There's nothing worse then getting on your motorcycle and pressing the starter and hearing clunk, clunk, clunk.

Cleaning Products

Believe it or not, but motorcycles do tend to get dirty when riding (and even when not riding). Unless you are riding a rat bike, you will want the bike to be pretty clean and well maintained.

One of the first items that needs to be regularly maintained are your leathers. Saddle, grips and your jacket or trousers will need a regular leather cleaning. Keep the leathers in perfect working condition so that you can keep using them for years, even decades.

As I've stated before, motorcycles don't exactly have a lot of space to haul stuff. Sports bikes have the least while touring bikes have the most space, but not matter what you ride, wearing a proper backpack will increase the amount of stuff you can carry.

Make sure that either the backpack is rain proof, or that it has a rain cover. Many of the backpacks are aerodynamic, but if this is the case, they usually can carry less stuff.

Easy access to pockets, back protectors, hydration packs (aka camelbaks) are all options that you can consider when looking for a backpack for your motorcycle.

Remember if you want to carry your laptop or tablet, that it can accommodate the right size.


And finally. If you plan to ride with a pillion and/or with other bikes, having communication equipment can be the difference between a good ride and a great ride.

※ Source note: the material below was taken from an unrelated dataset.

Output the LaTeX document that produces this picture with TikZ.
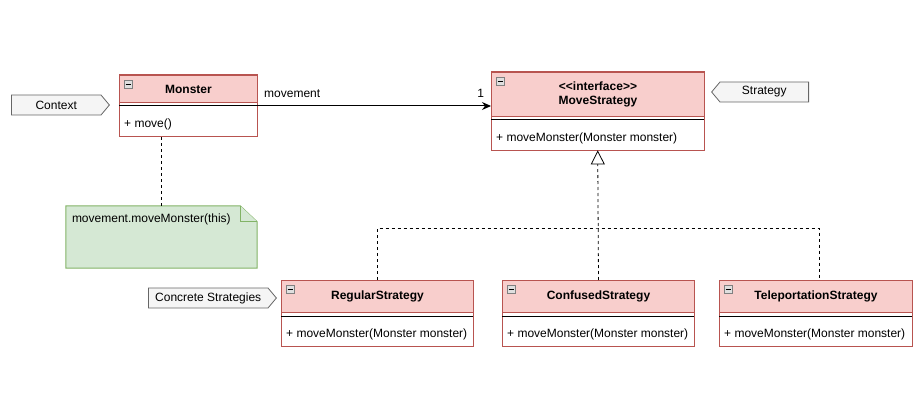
\documentclass[tikz,border=0pt]{standalone}
\usepackage{fontspec}
\setmainfont{Liberation Sans}
\usetikzlibrary{shapes.symbols,arrows.meta,backgrounds}

\definecolor{headfill}{HTML}{F8CECC}
\definecolor{headline}{HTML}{B85450}
\definecolor{notefill}{HTML}{D5E8D4}
\definecolor{noteline}{HTML}{82B366}
\definecolor{tagfill}{HTML}{F5F5F5}
\definecolor{tagline}{HTML}{666666}

\tikzset{
  classhead/.style={rectangle, draw=headline, fill=headfill, line width=1pt,
    anchor=north west, inner sep=0pt, align=center, font=\fontsize{12}{14}\selectfont\bfseries},
  classops/.style={rectangle, anchor=north west, inner xsep=5pt, inner ysep=0pt,
    minimum height=30pt, text height=14pt, text depth=2pt, align=flush left},
  classline/.style={draw=headline, line width=1pt},
  sepline/.style={draw=black, line width=1pt},
  togglebox/.style={draw=gray, fill=gray!25, line width=0.6pt},
  tagbox/.style={signal, draw=tagline, fill=tagfill, line width=0.8pt,
    minimum height=20pt, inner sep=0pt, signal pointer angle=100},
  notebox/.style={draw=noteline, fill=notefill, line width=1pt},
  assoc/.style={draw=black, line width=1pt, -{Stealth[length=9pt, width=8pt]}},
  depline/.style={draw=black, line width=0.8pt, dash pattern=on 3pt off 3pt},
  realize/.style={depline, -{Triangle[open, length=14pt, width=14pt, fill=white]}}
}

\begin{document}
\begin{tikzpicture}[x=1pt, y=-1pt, font=\fontsize{12}{14}\selectfont]

    \useasboundingbox (0,0) rectangle (924,401);

    % Classes
    \node[classhead, minimum width=138pt, minimum height=27pt] (mon) at (119,75) {Monster};
    \node[classops, text width=128pt] (mon-ops) at ([yshift=-3pt]mon.south west) {+ move()};

    \node[classhead, minimum width=213pt, minimum height=44pt] (ms) at (491,72)
        {<\kern0pt<interface>\kern0pt>\\MoveStrategy};
    \node[classops, text width=203pt] (ms-ops) at ([yshift=-3pt]ms.south west) {+ moveMonster(Monster monster)};

    \node[classhead, minimum width=192pt, minimum height=32pt] (reg) at (281,280) {RegularStrategy};
    \node[classops, text width=182pt] (reg-ops) at ([yshift=-3pt]reg.south west) {+ moveMonster(Monster monster)};

    \node[classhead, minimum width=192pt, minimum height=32pt] (conf) at (502,280) {ConfusedStrategy};
    \node[classops, text width=182pt] (conf-ops) at ([yshift=-3pt]conf.south west) {+ moveMonster(Monster monster)};

    \node[classhead, minimum width=193pt, minimum height=32pt] (tel) at (719,280) {TeleportationStrategy};
    \node[classops, text width=183pt] (tel-ops) at ([yshift=-3pt]tel.south west) {+ moveMonster(Monster monster)};

    \foreach \c in {mon,ms,reg,conf,tel} {
        \draw[classline] (\c.north west) rectangle (\c-ops.south east);
        \draw[sepline] (\c-ops.north west) -- (\c-ops.north east);
        \draw[togglebox] ([shift={(5,5)}]\c.north west) rectangle ++(8,8);
        \draw[line width=0.8pt] ([shift={(6.5,9)}]\c.north west) -- ++(5,0);
    }

    % Tags
    \node[tagbox, signal to=east, minimum width=98pt, anchor=west]  (ctx)   at (11,105)  {Context};
    \node[tagbox, signal to=west, minimum width=97pt, anchor=east]  (strat) at (809,92)  {Strategy};
    \node[tagbox, signal to=east, minimum width=128pt, anchor=west] (conc)  at (148,298) {Concrete Strategies};

    % Note
    \node[minimum width=191pt, minimum height=62pt, inner sep=0pt,
          label={[anchor=north west, inner xsep=6pt, inner ysep=8pt]north west:movement.moveMonster(this)}] (note) at (161.5,237) {};
    \begin{scope}[on background layer]
        \draw[notebox] (note.north west) -- ([xshift=-17pt]note.north east)
            -- ([yshift=-16pt]note.north east) -- (note.south east) -- (note.south west) -- cycle;
        \draw[notebox] ([xshift=-17pt]note.north east) |- ([yshift=-16pt]note.north east);
    \end{scope}

    % Connectors
    \draw[assoc] (mon-ops.north east) -- (ms.west |- mon-ops.north)
        node[pos=0, above right, xshift=3pt, yshift=5pt] {movement}
        node[pos=1, above left, xshift=-3pt, yshift=5pt] {1};
    \draw[depline] (note.north) -- (note.north |- mon-ops.south);

    \coordinate (jn) at (598,228);
    \draw[realize] (conf.north) -- (ms-ops.south);
    \draw[depline] (reg.north) |- (jn) -| ([xshift=3pt]tel.north);

\end{tikzpicture}
\end{document}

Being able to talk to other while riding is an enormous advantage. Bluetooth wireless gear has become of age. You can now talk with HiFi quality sound to your pillion and to other bikers (not to mention talking on your mobile phone, and listening to music and/or your GPS).

Want to know where the next gas station is, or who needs to stop for a bathroom brake? Which way shall we ride? All questions you can ask while riding!

These are some of the accessories you can get for your motorcycle. Obviously it's a short list, we can go on for hours and hours. Use your common sense and always remember that safety should be your primary concern.